Actually, the biggest downside of Edinburgh was the shocking beer situation. People who read what I post to Twitter will already know that Pintwatch was disgusted. Deuchars (who make perfectly nice bitter) are one of the festival sponsors, and many festival posters announced "You're due a Deuchars". What they don't mention is that few of the venues actually sell it. Sure, they might have Deuchars-branded fridges behind the bar, but they'll be jammed with nasty cider and nasty lager[**]. However, on mykreeve's recommendation I discovered the Brewdog Bar, and on kauket's I found a lovely pub called the Holyrood, so it wasn't all bad.
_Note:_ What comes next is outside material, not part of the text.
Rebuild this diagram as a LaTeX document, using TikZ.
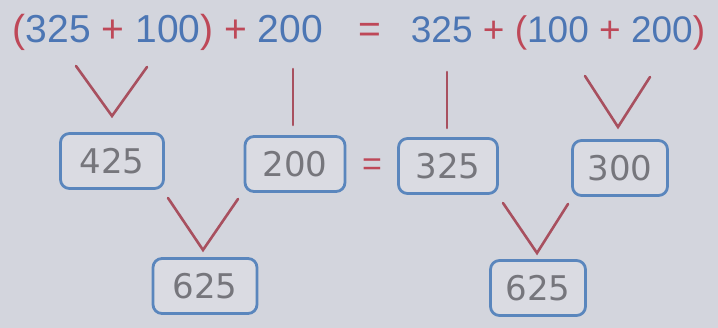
\documentclass[tikz,border=0pt]{standalone}
\usepackage{fontspec}
\setmainfont{Liberation Sans}
\newfontfamily\handfont{DejaVu Sans}
\definecolor{bgc}{RGB}{211,213,221}
\definecolor{bluet}{RGB}{76,118,180}
\definecolor{redt}{RGB}{190,72,88}
\definecolor{redl}{RGB}{168,80,95}
\definecolor{boxb}{RGB}{90,134,189}
\definecolor{pencil}{RGB}{118,118,124}
\begin{document}
\begin{tikzpicture}[x=1pt,y=-1pt,
  expr/.style={inner sep=0pt,anchor=base,font=\fontsize{39}{41}\selectfont},
  ansbox/.style={draw=boxb,line width=2.8pt,rounded corners=9pt,fill=bgc!85!white,
     minimum width=#1,minimum height=55pt,inner sep=0pt,
     font=\handfont\fontsize{34}{36}\selectfont,text=pencil},
  ansbox/.default=100pt,
  redline/.style={draw=redl,line width=2.6pt,line cap=round,line join=miter}]
\fill[bgc] (0,0) rectangle (718,328);
\useasboundingbox (0,0) rectangle (718,328);
% top equation
\node[expr] (lexp) at (168,43) {\textcolor{redt}{(}\textcolor{bluet}{325} \textcolor{redt}{+} \textcolor{bluet}{100}\textcolor{redt}{)} \textcolor{redt}{+} \textcolor{bluet}{200}};
\node[expr,text=redt] (teq) at (370,43) {=};
\node[expr,font=\fontsize{37}{39}\selectfont] (rexp) at (558,43) {\textcolor{bluet}{325} \textcolor{redt}{+} \textcolor{redt}{(}\textcolor{bluet}{100} \textcolor{redt}{+} \textcolor{bluet}{200}\textcolor{redt}{)}};
% boxes row 1
\node[ansbox=103pt] (b425) at (112,161) {425};
\node[ansbox=100pt] (b200) at (295,164) {200};
\node[ansbox=99pt] (b325) at (448,166) {325};
\node[ansbox=95pt] (b300) at (620,168) {300};
\node[inner sep=0pt,text=redt,font=\fontsize{34}{36}\selectfont] (meq) at (372,167) {=};
% boxes row 2
\node[ansbox=104pt] (c625a) at (205,286) {625};
\node[ansbox=95pt] (c625b) at (538,288) {625};
% connector coordinates
\coordinate (v1a) at (76,66);
\coordinate (v1b) at (147,67);
\coordinate (v1t) at (112,116);
\coordinate (l1a) at (293,69);
\coordinate (l1b) at (293,125);
\coordinate (l2a) at (447,72);
\coordinate (l2b) at (447,128);
\coordinate (v2a) at (585,76);
\coordinate (v2b) at (650,77);
\coordinate (v2t) at (618,127);
\coordinate (v3a) at (168,198);
\coordinate (v3b) at (238,199);
\coordinate (v3t) at (203,250);
\coordinate (v4a) at (503,203);
\coordinate (v4b) at (568,204);
\coordinate (v4t) at (537,253);
\draw[redline] (v1a) -- (v1t) -- (v1b);
\draw[redline] (l1a) -- (l1b);
\draw[redline] (l2a) -- (l2b);
\draw[redline] (v2a) -- (v2t) -- (v2b);
\draw[redline] (v3a) -- (v3t) -- (v3b);
\draw[redline] (v4a) -- (v4t) -- (v4b);
\end{tikzpicture}
\end{document}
In order to prevent this post becoming a monster, I'll keep my actual show reviews for a separate post. Instead, I shall review East Coast Main Line's southbound first-class rail service. It's actually rather pleasant (if booked in advance on a cheap deal, otherwise see: expensive, prohibitively). You get a proper meal made of real food, and everything. And tea, and coffee, and (despite previous failures) reasonable beer. And views of Durham Cathedral and Lindisfarne and the Angel of the North, though you get them from standard as well.

Oh, and despite claims made in the wonderful Midsummer: A Play With Songs we never once heard the 1 o'clock gun.

[*] Note for grahamb and zotz: the short notice and subsequent franticness meant I failed completely to see if you were around to meet up. My apologies.

[**] I admit the existence of nice cider, and even (very occasionally) nice lager, but this wasn't it.